**AIM OF THE EXERCISE:** Retype word for word the first line of the listing and each line after it up to the line with "from bokeh.resources import INLINE", with the pictures taken out.

**INFORMATION SHOWN:**

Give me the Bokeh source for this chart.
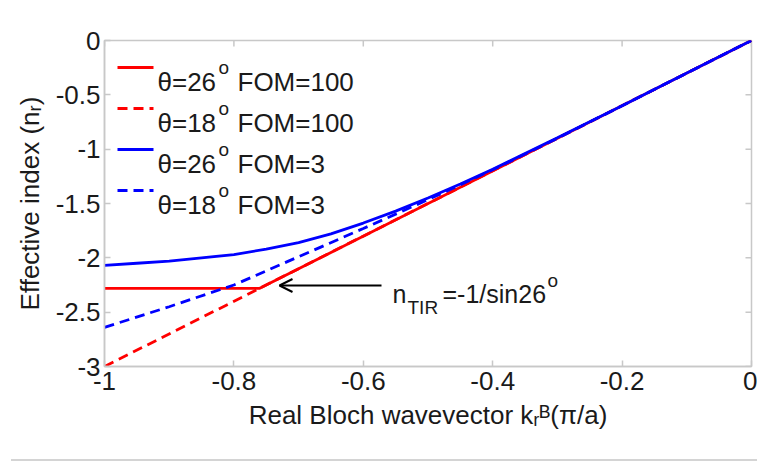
import math
from bokeh.plotting import figure
from bokeh.models import Label, Arrow, OpenHead, FixedTicker, Range1d, Div
from bokeh.layouts import column
from bokeh.embed import file_html
from bokeh.resources import INLINE

# ---- data ----
k_red_dash = [-1.0, 0.0]
n_red_dash = [-3.0, 0.0]                      # theta=18, FOM=100
k_red_solid = [-1.0, -0.76, 0.0]
n_red_solid = [-2.281, -2.281, 0.0]           # theta=26, FOM=100
k_blue_solid = [-1.0, -0.95, -0.9, -0.85, -0.8, -0.75, -0.7, -0.65, -0.6, -0.55, -0.5, -0.45, -0.4, -0.35, -0.3, -0.2, -0.1, 0.0]
n_blue_solid = [-2.07, -2.05, -2.03, -2.00, -1.97, -1.92, -1.86, -1.78, -1.68, -1.57, -1.45, -1.32, -1.185, -1.04, -0.895, -0.60, -0.30, 0.0]
k_blue_dash = [-1.0, -0.9, -0.8, -0.7, -0.6, -0.5, -0.4, -0.3, -0.2, -0.1, 0.0]
n_blue_dash = [-2.64, -2.45, -2.25, -1.99, -1.73, -1.465, -1.19, -0.90, -0.60, -0.30, 0.0]

x_ticks = [-1, -0.8, -0.6, -0.4, -0.2, 0]
x_tick_labels = ["-1", "-0.8", "-0.6", "-0.4", "-0.2", "0"]
y_ticks = [-3, -2.5, -2, -1.5, -1, -0.5, 0]
y_tick_labels = ["-3", "-2.5", "-2", "-1.5", "-1", "-0.5", "0"]

legend_rows = [
    ("θ=26", "FOM=100", "#ff0000", "solid"),
    ("θ=18", "FOM=100", "#ff0000", "10 6"),
    ("θ=26", "FOM=3", "#0000ff", "solid"),
    ("θ=18", "FOM=3", "#0000ff", "10 6"),
]

# ---- layout helpers (pixel -> data) ----
FL, FT, FW, FH = 104, 40, 647, 326
def X(px):
    return -1 + (px - FL) / FW
def Y(py):
    return -(py - FT) / FH * 3

FONT = "Liberation Sans"
TXT = "#1a1a1a"
GREY = "#c8c8c8"

p = figure(frame_width=FW, frame_height=FH, min_border_left=FL, min_border_right=6,
           min_border_top=FT, min_border_bottom=93,
           x_range=Range1d(-1, 0), y_range=Range1d(-3, 0),
           output_backend="svg", toolbar_location=None)
p.xgrid.visible = False
p.ygrid.visible = False
p.outline_line_color = GREY
p.outline_line_width = 1.5
p.background_fill_color = "white"
p.border_fill_color = "white"

for ax, ticks, labels in ((p.xaxis[0], x_ticks, x_tick_labels), (p.yaxis[0], y_ticks, y_tick_labels)):
    ax.ticker = FixedTicker(ticks=ticks)
    ax.major_label_overrides = {t: l for t, l in zip(ticks, labels)}
    ax.minor_tick_line_color = None
    ax.major_tick_in = 6
    ax.major_tick_out = 0
    ax.major_tick_line_color = GREY
    ax.major_tick_line_width = 1.5
    ax.axis_line_color = GREY
    ax.axis_line_width = 1.5
    ax.major_label_text_font = FONT
    ax.major_label_text_font_size = "26px"
    ax.major_label_text_color = TXT
    ax.axis_label_text_font = FONT
    ax.axis_label_text_font_size = "26px"
    ax.axis_label_text_font_style = "normal"
    ax.axis_label_text_color = TXT
p.xaxis[0].major_label_standoff = 5
p.yaxis[0].major_label_standoff = 4
p.xaxis[0].axis_label = "Real Bloch wavevector k\u1d63\u1d2e(\u03c0/a)"
p.xaxis[0].axis_label_standoff = 7
p.yaxis[0].axis_label = "Effective index (n\u1d63)"
p.yaxis[0].axis_label_standoff = 8

# inward tick marks on the top and right edges of the box
dy = 6 / FH * 3
dx = 6 / FW
p.segment(x0=x_ticks, y0=[0] * len(x_ticks), x1=x_ticks, y1=[-dy] * len(x_ticks),
          line_color=GREY, line_width=1.5)
p.segment(x0=[0] * len(y_ticks), y0=y_ticks, x1=[-dx] * len(y_ticks), y1=y_ticks,
          line_color=GREY, line_width=1.5)

# ---- curves ----
p.line(k_red_solid, n_red_solid, line_color="#ff0000", line_width=2.8)
p.line(k_red_dash, n_red_dash, line_color="#ff0000", line_width=2.8, line_dash="10 6")
p.line(k_blue_dash, n_blue_dash, line_color="#0000ff", line_width=2.8, line_dash="10 6")
p.line(k_blue_solid, n_blue_solid, line_color="#0000ff", line_width=2.8)

def lab(px, py, text, size="26px", align="left", angle=0.0):
    p.add_layout(Label(x=X(px), y=Y(py), text=text, text_font=FONT, text_font_size=size,
                       text_color=TXT, text_align=align, text_baseline="alphabetic",
                       angle=angle))

# ---- manual legend ----
for i, (a, b, col, dash) in enumerate(legend_rows):
    ly = 67 + 41 * i
    p.line([X(117), X(153)], [Y(ly), Y(ly)], line_color=col, line_width=2.8, line_dash=dash)
    lab(157, ly + 14, a)
    lab(218, ly, "o", size="19px")
    lab(237, ly + 14, b)

# ---- arrow and annotation ----
p.add_layout(Arrow(end=OpenHead(size=13, line_width=2, line_color="black"),
                   x_start=X(381), y_start=Y(285), x_end=X(279), y_end=Y(285),
                   line_width=2, line_color="black"))
lab(392, 293, "n", size="25px")
lab(407, 307, "TIR", size="19px")
lab(442, 293, "=-1/sin26", size="25px")
lab(547, 280, "o", size="19px")

rule = Div(text="", width=746, height=2, margin=(0, 0, 0, 11),
           styles={"background-color": "#d4d4d4", "overflow": "hidden"})

layout = column(p, rule, spacing=0)
open("out.html", "w").write(file_html(layout, INLINE))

**TASK ANSWER:**
Give me the Bokeh source for this chart.
import math
from bokeh.plotting import figure
from bokeh.models import Label, Arrow, OpenHead, FixedTicker, Range1d, Div
from bokeh.layouts import column
from bokeh.embed import file_html
from bokeh.resources import INLINE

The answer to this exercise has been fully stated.